● EXERCISE AIM:
In the data below, locate the line containing "Clone this diagram in TikZ." and the line containing "pelunasan dari Bank", then retype both and everything between them exactly. Pictures are not part of the copy.

(Charts and diagrams as code)
....................
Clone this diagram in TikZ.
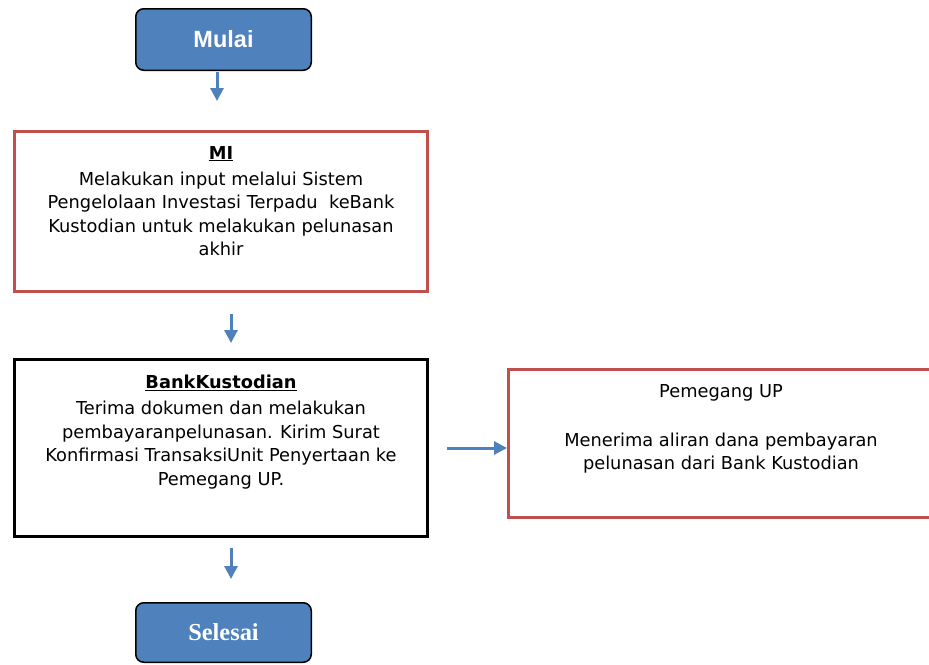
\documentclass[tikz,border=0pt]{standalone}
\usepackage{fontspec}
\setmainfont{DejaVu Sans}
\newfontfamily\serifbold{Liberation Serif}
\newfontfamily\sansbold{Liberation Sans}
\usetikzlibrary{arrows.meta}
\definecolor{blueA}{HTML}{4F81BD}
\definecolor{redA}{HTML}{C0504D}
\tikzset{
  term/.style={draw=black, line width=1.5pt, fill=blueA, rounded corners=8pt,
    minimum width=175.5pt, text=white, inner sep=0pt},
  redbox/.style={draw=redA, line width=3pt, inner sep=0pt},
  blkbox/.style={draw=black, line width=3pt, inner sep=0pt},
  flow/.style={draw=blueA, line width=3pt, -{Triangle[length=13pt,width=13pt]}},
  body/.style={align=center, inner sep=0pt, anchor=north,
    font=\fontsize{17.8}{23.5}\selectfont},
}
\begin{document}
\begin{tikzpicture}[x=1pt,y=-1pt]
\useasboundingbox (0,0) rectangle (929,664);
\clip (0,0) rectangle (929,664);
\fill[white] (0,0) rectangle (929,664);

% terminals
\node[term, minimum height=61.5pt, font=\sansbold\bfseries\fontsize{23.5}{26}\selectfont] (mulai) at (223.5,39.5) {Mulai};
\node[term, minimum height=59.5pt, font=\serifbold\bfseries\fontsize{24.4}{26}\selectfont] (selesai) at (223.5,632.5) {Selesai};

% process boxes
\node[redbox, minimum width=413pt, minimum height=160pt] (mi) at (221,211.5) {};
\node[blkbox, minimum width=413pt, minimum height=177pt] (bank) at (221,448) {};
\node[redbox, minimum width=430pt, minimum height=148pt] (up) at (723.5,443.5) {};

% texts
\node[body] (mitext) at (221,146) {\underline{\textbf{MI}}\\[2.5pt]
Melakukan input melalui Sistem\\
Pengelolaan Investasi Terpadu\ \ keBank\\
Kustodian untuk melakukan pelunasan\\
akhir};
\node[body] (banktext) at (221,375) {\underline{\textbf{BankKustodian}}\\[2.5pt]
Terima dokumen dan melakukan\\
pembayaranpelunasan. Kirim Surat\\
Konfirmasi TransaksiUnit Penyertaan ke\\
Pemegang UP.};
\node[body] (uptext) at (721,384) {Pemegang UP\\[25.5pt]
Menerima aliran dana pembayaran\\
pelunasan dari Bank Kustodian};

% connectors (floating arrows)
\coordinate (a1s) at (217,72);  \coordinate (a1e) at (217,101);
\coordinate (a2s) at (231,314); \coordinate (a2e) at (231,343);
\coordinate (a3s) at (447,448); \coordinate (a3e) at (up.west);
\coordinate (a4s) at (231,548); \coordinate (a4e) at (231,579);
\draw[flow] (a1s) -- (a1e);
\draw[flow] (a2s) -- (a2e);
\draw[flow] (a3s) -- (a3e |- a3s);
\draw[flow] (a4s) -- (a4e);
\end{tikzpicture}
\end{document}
....................
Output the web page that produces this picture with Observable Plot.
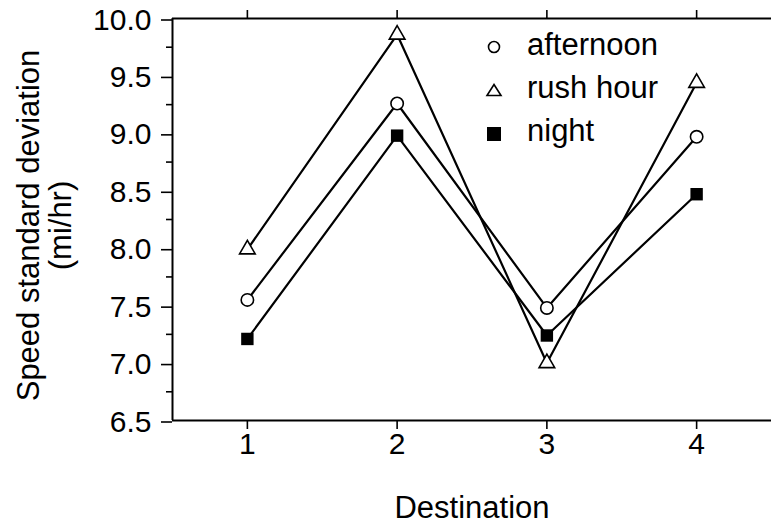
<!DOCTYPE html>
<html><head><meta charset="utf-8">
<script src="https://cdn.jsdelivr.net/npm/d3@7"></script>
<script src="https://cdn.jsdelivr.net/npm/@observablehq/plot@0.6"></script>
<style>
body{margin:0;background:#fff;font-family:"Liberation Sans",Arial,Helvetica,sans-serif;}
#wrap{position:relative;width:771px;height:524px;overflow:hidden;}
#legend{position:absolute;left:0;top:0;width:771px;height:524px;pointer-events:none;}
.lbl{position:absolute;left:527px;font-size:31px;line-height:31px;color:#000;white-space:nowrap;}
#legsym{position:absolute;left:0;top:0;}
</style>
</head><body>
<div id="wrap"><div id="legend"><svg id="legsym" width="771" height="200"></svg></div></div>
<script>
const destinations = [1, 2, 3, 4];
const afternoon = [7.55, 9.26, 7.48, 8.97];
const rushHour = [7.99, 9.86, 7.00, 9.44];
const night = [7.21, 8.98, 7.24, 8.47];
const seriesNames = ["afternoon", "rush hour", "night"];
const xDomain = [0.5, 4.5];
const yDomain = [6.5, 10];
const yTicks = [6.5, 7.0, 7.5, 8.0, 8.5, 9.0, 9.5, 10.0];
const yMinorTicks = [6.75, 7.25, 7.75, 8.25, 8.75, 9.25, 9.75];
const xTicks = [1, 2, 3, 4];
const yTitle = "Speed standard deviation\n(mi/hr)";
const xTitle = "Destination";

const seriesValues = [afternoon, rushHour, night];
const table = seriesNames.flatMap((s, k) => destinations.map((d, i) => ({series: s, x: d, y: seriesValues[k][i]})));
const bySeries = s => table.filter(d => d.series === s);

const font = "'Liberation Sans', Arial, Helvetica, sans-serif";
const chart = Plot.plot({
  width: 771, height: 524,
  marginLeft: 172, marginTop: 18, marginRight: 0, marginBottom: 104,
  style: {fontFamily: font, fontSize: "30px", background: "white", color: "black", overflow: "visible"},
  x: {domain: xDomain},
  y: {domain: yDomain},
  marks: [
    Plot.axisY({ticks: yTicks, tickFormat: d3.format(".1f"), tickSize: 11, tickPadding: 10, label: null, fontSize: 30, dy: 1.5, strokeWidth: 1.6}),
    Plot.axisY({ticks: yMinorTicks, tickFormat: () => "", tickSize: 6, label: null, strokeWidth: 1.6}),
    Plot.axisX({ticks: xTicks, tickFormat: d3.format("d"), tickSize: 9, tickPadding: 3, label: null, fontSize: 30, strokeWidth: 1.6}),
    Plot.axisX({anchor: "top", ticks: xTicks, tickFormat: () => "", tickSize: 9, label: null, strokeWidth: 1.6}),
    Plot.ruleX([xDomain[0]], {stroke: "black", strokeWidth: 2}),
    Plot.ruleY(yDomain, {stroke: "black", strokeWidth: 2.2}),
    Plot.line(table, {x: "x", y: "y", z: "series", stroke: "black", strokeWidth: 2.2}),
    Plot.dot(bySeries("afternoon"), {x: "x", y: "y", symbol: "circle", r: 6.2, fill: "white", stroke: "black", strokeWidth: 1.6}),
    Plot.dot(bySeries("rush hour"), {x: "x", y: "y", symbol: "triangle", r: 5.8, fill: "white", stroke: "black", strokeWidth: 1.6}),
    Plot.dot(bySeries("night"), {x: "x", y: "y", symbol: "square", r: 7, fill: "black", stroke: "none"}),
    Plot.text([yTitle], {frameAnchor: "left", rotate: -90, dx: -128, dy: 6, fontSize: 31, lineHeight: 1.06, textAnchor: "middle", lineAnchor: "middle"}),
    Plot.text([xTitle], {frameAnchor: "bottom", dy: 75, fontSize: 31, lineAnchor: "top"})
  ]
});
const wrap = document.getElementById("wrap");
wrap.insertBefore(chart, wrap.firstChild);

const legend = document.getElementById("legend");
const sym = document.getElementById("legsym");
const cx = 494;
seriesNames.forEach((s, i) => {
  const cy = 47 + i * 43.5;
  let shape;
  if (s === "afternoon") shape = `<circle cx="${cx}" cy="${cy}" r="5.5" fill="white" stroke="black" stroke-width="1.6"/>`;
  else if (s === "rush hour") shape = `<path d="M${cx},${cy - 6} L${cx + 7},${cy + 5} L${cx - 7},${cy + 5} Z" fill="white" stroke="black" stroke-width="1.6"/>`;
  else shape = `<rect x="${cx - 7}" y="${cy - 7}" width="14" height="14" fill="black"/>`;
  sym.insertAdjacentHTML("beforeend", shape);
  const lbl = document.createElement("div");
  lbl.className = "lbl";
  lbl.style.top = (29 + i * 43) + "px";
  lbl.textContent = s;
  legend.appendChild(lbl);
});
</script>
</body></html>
....................
● RESPONSE BELOW:
Clone this diagram in TikZ.
\documentclass[tikz,border=0pt]{standalone}
\usepackage{fontspec}
\setmainfont{DejaVu Sans}
\newfontfamily\serifbold{Liberation Serif}
\newfontfamily\sansbold{Liberation Sans}
\usetikzlibrary{arrows.meta}
\definecolor{blueA}{HTML}{4F81BD}
\definecolor{redA}{HTML}{C0504D}
\tikzset{
  term/.style={draw=black, line width=1.5pt, fill=blueA, rounded corners=8pt,
    minimum width=175.5pt, text=white, inner sep=0pt},
  redbox/.style={draw=redA, line width=3pt, inner sep=0pt},
  blkbox/.style={draw=black, line width=3pt, inner sep=0pt},
  flow/.style={draw=blueA, line width=3pt, -{Triangle[length=13pt,width=13pt]}},
  body/.style={align=center, inner sep=0pt, anchor=north,
    font=\fontsize{17.8}{23.5}\selectfont},
}
\begin{document}
\begin{tikzpicture}[x=1pt,y=-1pt]
\useasboundingbox (0,0) rectangle (929,664);
\clip (0,0) rectangle (929,664);
\fill[white] (0,0) rectangle (929,664);

% terminals
\node[term, minimum height=61.5pt, font=\sansbold\bfseries\fontsize{23.5}{26}\selectfont] (mulai) at (223.5,39.5) {Mulai};
\node[term, minimum height=59.5pt, font=\serifbold\bfseries\fontsize{24.4}{26}\selectfont] (selesai) at (223.5,632.5) {Selesai};

% process boxes
\node[redbox, minimum width=413pt, minimum height=160pt] (mi) at (221,211.5) {};
\node[blkbox, minimum width=413pt, minimum height=177pt] (bank) at (221,448) {};
\node[redbox, minimum width=430pt, minimum height=148pt] (up) at (723.5,443.5) {};

% texts
\node[body] (mitext) at (221,146) {\underline{\textbf{MI}}\\[2.5pt]
Melakukan input melalui Sistem\\
Pengelolaan Investasi Terpadu\ \ keBank\\
Kustodian untuk melakukan pelunasan\\
akhir};
\node[body] (banktext) at (221,375) {\underline{\textbf{BankKustodian}}\\[2.5pt]
Terima dokumen dan melakukan\\
pembayaranpelunasan. Kirim Surat\\
Konfirmasi TransaksiUnit Penyertaan ke\\
Pemegang UP.};
\node[body] (uptext) at (721,384) {Pemegang UP\\[25.5pt]
Menerima aliran dana pembayaran\\
pelunasan dari Bank Kustodian};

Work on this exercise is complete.